■ **Stated exercise**
Search the data for the string "chart" and extract every line where it appears.

■ ■ ■ ■

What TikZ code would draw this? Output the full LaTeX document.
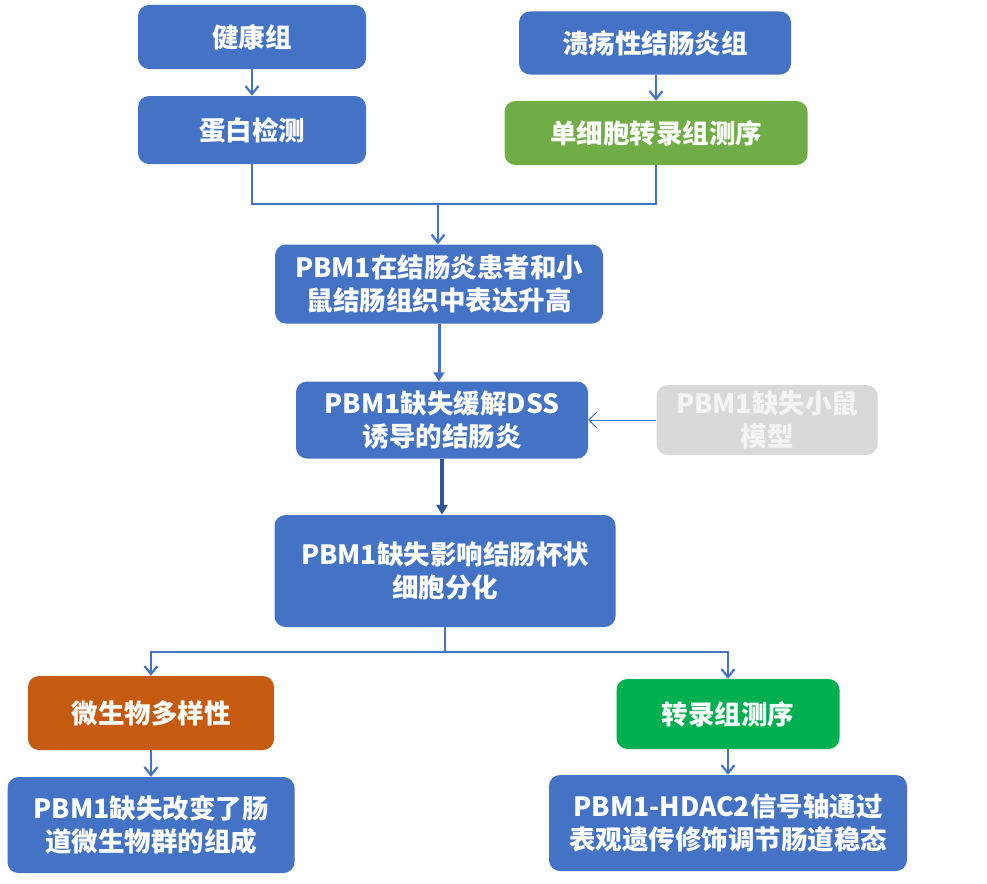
\documentclass[tikz,border=0pt]{standalone}
\usepackage{fontspec}
\setmainfont{Noto Sans CJK SC}
\usetikzlibrary{arrows.meta}
\definecolor{cblue}{HTML}{4472C4}
\definecolor{cdblue}{HTML}{2F5597}
\definecolor{cgreenA}{HTML}{70AD47}
\definecolor{cgreenB}{HTML}{00B050}
\definecolor{cbrown}{HTML}{C55A11}
\definecolor{cgray}{HTML}{D9D9D9}
\definecolor{cgraytxt}{HTML}{F4F4F4}
\tikzset{
  box/.style={rectangle, rounded corners=11pt, fill=cblue, text=white, align=center,
    inner sep=0pt, font=\fontsize{26.5}{33}\selectfont\bfseries},
  conn/.style={draw=cblue, line width=2.2pt},
  arr/.style={conn, -{Straight Barb[length=8pt,width=13pt,line width=2.2pt]}},
  medarr/.style={draw=cblue, line width=3pt, -{Triangle[length=9pt,width=11pt]}},
  thickarr/.style={draw=cdblue, line width=3.4pt, -{Triangle[length=10pt,width=11pt]}},
  thinarr/.style={draw=cblue, line width=1pt, -{Straight Barb[length=8pt,width=16pt,line width=1pt]}}
}
\begin{document}
\begin{tikzpicture}[x=1pt,y=-1pt]
\useasboundingbox (0,0) rectangle (987,883);
\node[box, minimum width=228pt, minimum height=64pt] (a) at (252,37) {健康组};
\node[box, minimum width=228pt, minimum height=68pt] (b) at (252,130) {蛋白检测};
\node[box, minimum width=272pt, minimum height=63pt] (c) at (655,43) {溃疡性结肠炎组};
\node[box, fill=cgreenA, minimum width=303pt, minimum height=64pt] (d) at (656,133) {单细胞转录组测序};
\node[box, minimum width=328pt, minimum height=79pt] (e) at (439,284) {PBM1在结肠炎患者和小\\鼠结肠组织中表达升高};
\node[box, minimum width=292pt, minimum height=77pt] (f) at (442,420) {PBM1缺失缓解DSS\\诱导的结肠炎};
\node[box, fill=cgray, text=cgraytxt, minimum width=221pt, minimum height=70pt] (m) at (767,420) {PBM1缺失小鼠\\模型};
\node[box, minimum width=341pt, minimum height=112pt] (g) at (445,571) {PBM1缺失影响结肠杯状\\细胞分化};
\node[box, fill=cbrown, minimum width=246pt, minimum height=74pt] (h) at (151,713) {微生物多样性};
\node[box, fill=cgreenB, minimum width=223pt, minimum height=70pt] (k) at (728,714) {转录组测序};
\node[box, minimum width=287pt, minimum height=96pt] (p) at (151,825) {PBM1缺失改变了肠\\道微生物群的组成};
\node[box, minimum width=358pt, minimum height=96pt] (q) at (728,823) {PBM1-HDAC2信号轴通过\\表观遗传修饰调节肠道稳态};
\coordinate (j1) at (438,204);
\coordinate (j2) at (445,652);
\draw[arr] (a) -- (b);
\draw[arr] (c.south -| d) -- (d.north);
\draw[conn] (b.south) |- (j1);
\draw[conn] (d.south) |- (j1);
\draw[arr] (j1) -- (j1 |- e.north);
\draw[medarr] (e.south) -- (e.south |- f.north);
\draw[thinarr] (m.west) -- (f.east);
\draw[thickarr] (f.south) -- (f.south |- g.north);
\draw[conn] (g.south) -- (j2);
\draw[arr] (j2) -| (h.north);
\draw[arr] (j2) -| (k.north);
\draw[arr] (h) -- (p);
\draw[arr] (k) -- (q);
\end{tikzpicture}
\end{document}
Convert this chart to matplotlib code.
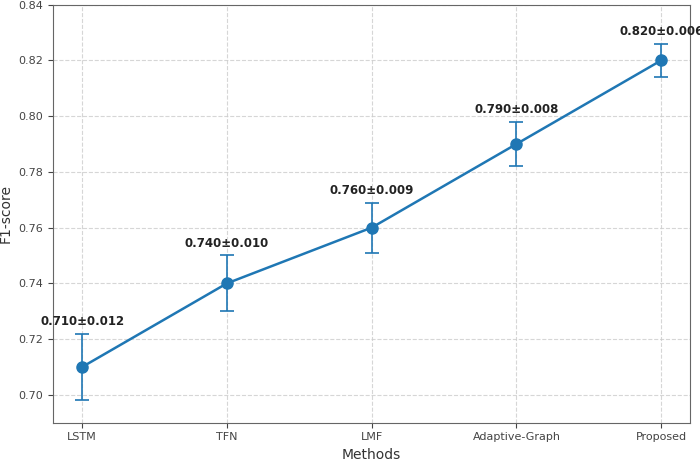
import numpy as np
import matplotlib
matplotlib.use('Agg')
import matplotlib.pyplot as plt

# data
methods = ['LSTM', 'TFN', 'LMF', 'Adaptive-Graph', 'Proposed']
f1_mean = [0.710, 0.740, 0.760, 0.790, 0.820]
f1_std = [0.012, 0.010, 0.009, 0.008, 0.006]

x = np.arange(len(methods))

fig, ax = plt.subplots(figsize=(7, 4.62), dpi=100)
ax.errorbar(x, f1_mean, yerr=f1_std, fmt='-o', color='#1f77b4',
            linewidth=1.8, markersize=8, capsize=5, elinewidth=1.2, capthick=1.2)

for xi, m, s in zip(x, f1_mean, f1_std):
    ax.annotate(f'{m:.3f}\u00b1{s:.3f}', (xi, m + s), xytext=(0, 4),
                textcoords='offset points', ha='center', va='bottom',
                fontsize=8.5, fontweight='bold', color='#222222')

ax.set_xticks(x)
ax.set_xticklabels(methods)
ax.set_ylim(0.69, 0.84)
ax.set_xlabel('Methods', fontsize=10, color='#333333')
ax.set_ylabel('F1-score', fontsize=10, color='#333333')
ax.tick_params(labelsize=8, colors='#444444')
ax.grid(True, linestyle='--', color='#cccccc', alpha=0.8, linewidth=0.8)
for sp in ax.spines.values():
    sp.set_color('#666666')

plt.subplots_adjust(left=0.076, right=0.986, top=0.99, bottom=0.085)
plt.savefig('out.png', dpi=100)
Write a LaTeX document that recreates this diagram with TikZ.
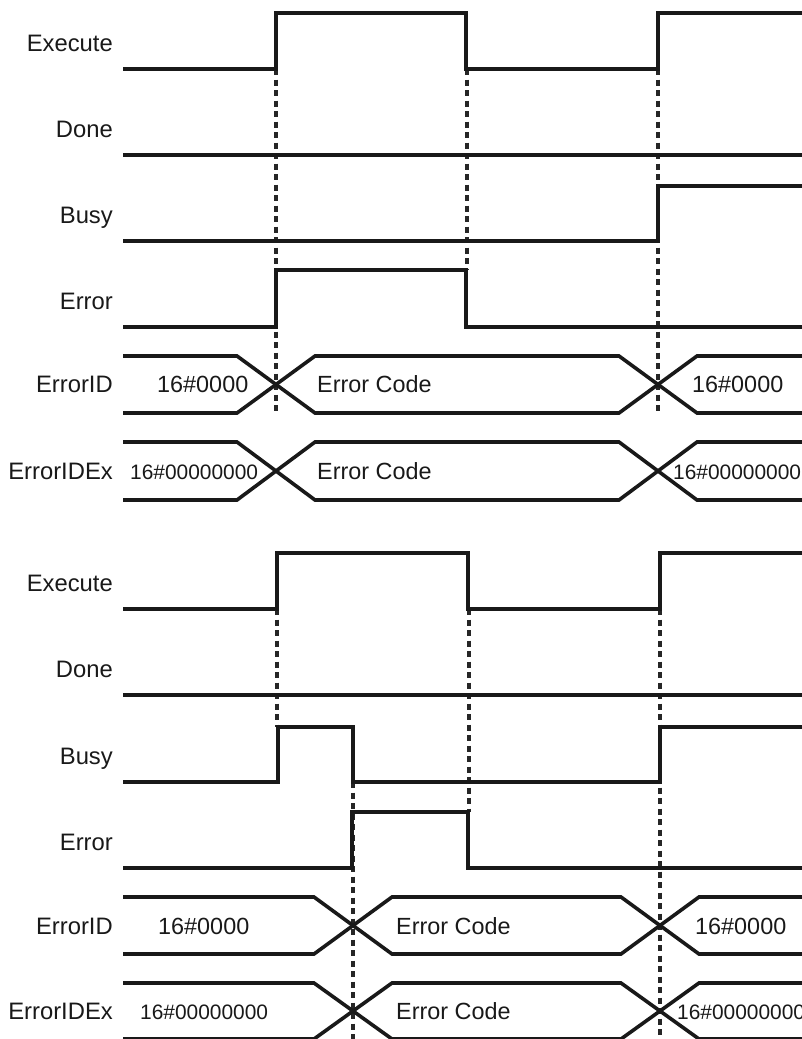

■ ■ ■ ■

■ **The output**
Convert this chart to matplotlib code.

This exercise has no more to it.